At about 4am I came out for my shift and saw the lights on the horizon, too bright and steady to be stars. This being approximately the twelve thousandth time I had looked at the bow of the boat hoping to see land, it takes a while before you let yourself believe it might be true. Especially since our main GPS had stopped working and we were navigating like Christopher Columbus. But then finally the horizon lightened and we could start to register the outline of the island. Barbados from the sea looks strangely like the Coromandel: green fields, houses. A few hours later we rowed through the entrance of the marina and up to the pier.

Now I have to confess that there had been brief occasions during the race, usually late at night, that it had occurred to me that Barbados enjoys a convivial climate. It was just possible that, during the holiday season, there might be one or two, possibly bikini-clad, girls on the pier at the end, brimming, even bouncing, with enthusiasm to meet us. As we came in sight of the pier it was certainly crowded, unfortunately not with many ladies in their swimmers. In fact, not any.

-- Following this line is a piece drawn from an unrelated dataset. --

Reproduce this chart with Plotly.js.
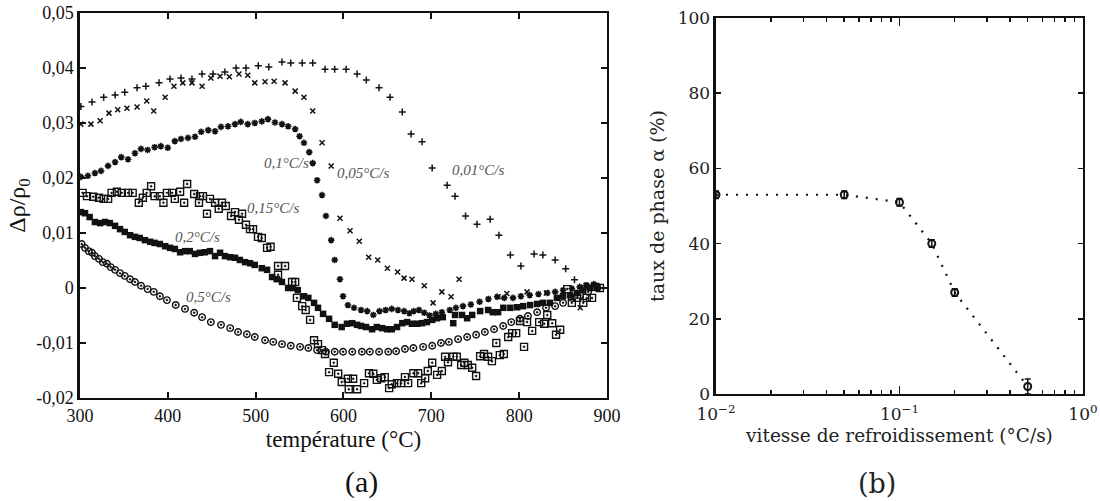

I can’t complain though. Forty days and five hours after setting off, we had won the race. We had also set a new world record. Soon after arriving while we were still on the boat the crowd parted and this beautiful creature appeared, in a long clingy dress – apparently a local beauty queen. She got on board the boat, and while the flashbulbs were going off, gave a lovely speech of welcome to Barbados to the both of us.

Subsequently, however, she took a particular liking to Jamie. Similarly, Jamie seemed to be very much taken with her. Jamie himself being a very affectionate guy, and he had been six weeks at sea, it was still hard to overlook the fact that his new friend was six foot six and had a large Adam’s apple. It took us an hour to convince Jamie that the queen was in fact a bloke.

A strange and funny way to end what had been a very strange, exciting and frequently very funny adventure!